I'm quite sure there would be a version of MYOB for Linux if desktop use took off, but I can't see them investing money into it before then - they wouldn't get enough of a return.
My point exactly, they would do it if people are already using linux, but a major barrier to a lot of people using linux is that they haven't done it.
I know hundreds of people personally that would use linux if they could use myob, but without the hassle of virtual machines etc.
If people always accept that it won't be done until more people are using it then it won't get done at all because the 2 largest markets for linux on the desktop are gamers and business, the current linux desktop users are mostly hobbyists as they have to fall back to windows/mac for an accounting system they know how to use or to play a particular game.
There is hope - at least as far as accounting on GNU/Linux is concerned.
Here in .CZ, there is a company making a program called FlexiBee. The program used to be known as WinStrom and as you can see, they've even gone as far as taking the stupid "Win" (along with the implied Winblow$ exclusivity) out of it's name.
It's written in Java and based on PostgreSQL database.

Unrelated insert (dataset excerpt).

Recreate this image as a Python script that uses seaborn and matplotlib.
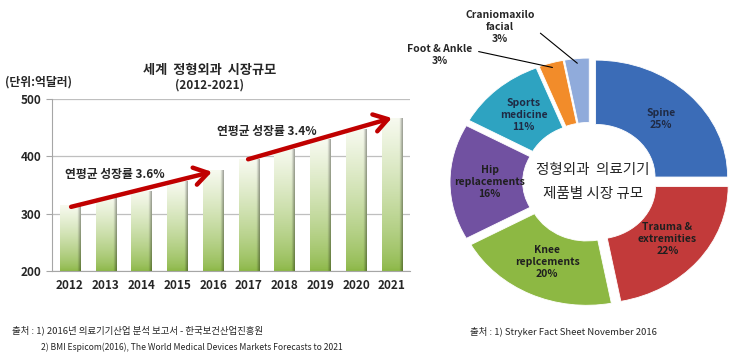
import numpy as np
import pandas as pd
import matplotlib
matplotlib.use("Agg")
import matplotlib.pyplot as plt
import seaborn as sns

sns.set_style("white")
plt.rcParams['font.family'] = ['Noto Sans CJK KR', 'DejaVu Sans']

# data
years = ['2012', '2013', '2014', '2015', '2016', '2017', '2018', '2019', '2020', '2021']
market = [315, 330, 340, 357, 377, 395, 413, 430, 448, 467]

segments = ['Spine', 'Trauma &\nextremities', 'Knee\nreplcements', 'Hip\nreplacements',
            'Sports\nmedicine', 'Foot & Ankle', 'Craniomaxilo\nfacial']
shares = [25, 22, 20, 16, 11, 3, 3]
seg_colors = ['#3B6CB7', '#C23A3A', '#8DB843', '#7151A1', '#2EA3C1', '#F28C2A', '#90ABDB']

fig = plt.figure(figsize=(7.45, 3.59), dpi=100)

# ---------------- bar chart ----------------
ax = fig.add_axes([0.070, 0.245, 0.480, 0.479])
df = pd.DataFrame({'year': years, 'value': market})
sns.barplot(data=df, x='year', y='value', ax=ax, width=0.57, color='#9BC152')

# gradient fill clipped to each bar
v = np.linspace(0, 1, 64)[:, None]
u = np.linspace(0, 1, 32)[None, :]
green = np.array([0.55, 0.72, 0.28])
light = np.array([0.97, 0.98, 0.94])
t = v[..., None] ** 0.75
grad = green[None, None, :] * (1 - t) + light[None, None, :] * t
shade = 1 - 0.35 * np.clip((u - 0.84) / 0.16, 0, 1)
grad = np.clip(grad * shade[..., None], 0, 1)
for p in ax.patches:
    x0, w, h = p.get_x(), p.get_width(), p.get_height()
    im = ax.imshow(grad, extent=[x0, x0 + w, 200, p.get_y() + h], origin='lower',
                   aspect='auto', zorder=2)
    im.set_clip_path(p)
    p.set_facecolor('none')
    p.set_edgecolor('none')

ax.set_xlim(-0.5, len(years) - 0.5)
ax.set_ylim(200, 500)
ax.set_yticks([200, 300, 400, 500])
ax.yaxis.grid(True, color='#BFBFBF', lw=0.9)
ax.set_axisbelow(True)
for s in ['top', 'right']:
    ax.spines[s].set_visible(False)
for s in ['left', 'bottom']:
    ax.spines[s].set_color('#A6A6A6')
ax.set_xticks(np.arange(-0.5, len(years), 1.0), minor=True)
ax.tick_params(axis='x', which='major', length=0, pad=6)
ax.tick_params(axis='x', which='minor', length=4, color='#A6A6A6', direction='out')
ax.tick_params(axis='y', length=4, color='#A6A6A6', direction='out', left=True)
for lab in ax.get_xticklabels() + ax.get_yticklabels():
    lab.set_fontweight('bold')
    lab.set_fontsize(8.5)
ax.set_xlabel('')
ax.set_ylabel('')

arrow_kw = dict(arrowstyle='->, head_length=0.7, head_width=0.45', color='#C00000',
                lw=3.2, mutation_scale=14, shrinkA=0, shrinkB=0)
ax.annotate('', xy=(3.97, 373), xytext=(0.03, 312), arrowprops=arrow_kw, zorder=5)
ax.annotate('', xy=(9.0, 467), xytext=(4.98, 395), arrowprops=arrow_kw, zorder=5)
ax.text(1.25, 368, '연평균 성장률 3.6%', ha='center', va='center', fontsize=8.5, fontweight='bold')
ax.text(5.5, 444, '연평균 성장률 3.4%', ha='center', va='center', fontsize=8.5, fontweight='bold')

fig.text(210 / 745, 1 - 70 / 359, '세계  정형외과  시장규모', ha='center', va='center',
         fontsize=9.5, fontweight='bold')
fig.text(210 / 745, 1 - 85 / 359, '(2012-2021)', ha='center', va='center',
         fontsize=8.5, fontweight='bold')
fig.text(5 / 745, 1 - 82 / 359, '(단위:억달러)', ha='left', va='center',
         fontsize=8.5, fontweight='bold')

# ---------------- donut ----------------
pax = fig.add_axes([440 / 745, 1 - 327 / 359, 300 / 745, 290 / 359])
wedges, _ = pax.pie(shares, colors=seg_colors, startangle=90, counterclock=False,
                    explode=[0.06] * len(shares),
                    wedgeprops=dict(width=0.55, edgecolor='white', linewidth=0.6))
pax.set_aspect('auto')
pax.set_xlim(-1.136, 1.136)
pax.set_ylim(-1.24, 1.24)

txt_col = ['#1F2A44', '#1F1F1F', '#1F1F1F', '#1F1F1F', '#1F2A44']
for i, wdg in enumerate(wedges[:5]):
    ang = np.deg2rad((wdg.theta1 + wdg.theta2) / 2)
    r = 0.76
    pax.text(r * np.cos(ang), r * np.sin(ang), f'{segments[i]}\n{shares[i]}%',
             ha='center', va='center', fontsize=7.5, fontweight='bold',
             color=txt_col[i], linespacing=1.25)

for i, pos, rel in [(5, (-1.136, 1.085), (1.0, 0.72)), (6, (-0.68, 1.325), (1.0, 0.45))]:
    wdg = wedges[i]
    ang = np.deg2rad((wdg.theta1 + wdg.theta2) / 2)
    r = 1.02
    pax.annotate(f'{segments[i]}\n{shares[i]}%', xy=(r * np.cos(ang), r * np.sin(ang)),
                 xytext=pos, ha='center', va='center', fontsize=7.5, fontweight='bold',
                 annotation_clip=False, linespacing=1.25,
                 arrowprops=dict(arrowstyle='-', color='black', lw=0.8, relpos=rel,
                                 shrinkA=2, shrinkB=0))

pax.text(0.02, 0.10, '정형외과  의료기기', ha='center', va='center', fontsize=10.5)
pax.text(0.02, -0.10, '제품별 시장 규모', ha='center', va='center', fontsize=10.5)

# ---------------- sources ----------------
fig.text(12 / 745, 1 - 330 / 359, '출처 : 1) 2016년 의료기기산업 분석 보고서 - 한국보건산업진흥원',
         ha='left', va='center', fontsize=6.8)
fig.text(41 / 745, 1 - 347 / 359, '2) BMI Espicom(2016), The World Medical Devices Markets Forecasts to 2021',
         ha='left', va='center', fontsize=6.2)
fig.text(470 / 745, 1 - 332 / 359, '출처 : 1) Stryker Fact Sheet November 2016',
         ha='left', va='center', fontsize=6.8)

fig.savefig('out.png', dpi=100)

The company is based in Plzeň and the sales representative told me that the program is actually developed by quite a few of my former schoolmates (guys from the same college, faculty and major I used to be attending to, many of which like and support libre software as much as we do).
She also told me that their marketing studies noticed increasing numbers of companies running away from Winblow$. Granted, most of them end up as MAC OS zombies (at least for the moment), but I think we should be grateful for anything that keeps shattering M$ monopoly - after all, modifying MAC OS-compatible codebase to add GNU/Linux support is much easier than messing with Winblow$-only bits.
I'm not sure if you're watching the same Google ads as I am (probably not as they seem to be location-aware), but as far as I can tell, the link to it's website actually made it all the way to [Phoronix]'s Google ad box.
Bottom line is that whatever small company wants to start using GNU/Linux now has a chance to do so. And by the way, at least the invoice format is standardized over here (see ISDOC)
In my spare time, I'm administering ICT infrastructure of a small company right next to where I live and over the past few years I gradually got them to a point where 4 out of 6 of their computers are running Ubuntu, so I can tell it's most certainly feasible. It simply boils down to the programs they're using and DOSbox is running their old accounting software just fine. I actually got inspired to try that by seeing a computer in my favorite drug-store booting Gentoo.
However, highly specialized Winblow$ programs (often cobbled together from M$ crapware using Visual Basic and therefore almost impossible to run in Wine) usually make the switch very tricky, especially when they require hardware keys, which are extremely difficult to get working even with virtual machines.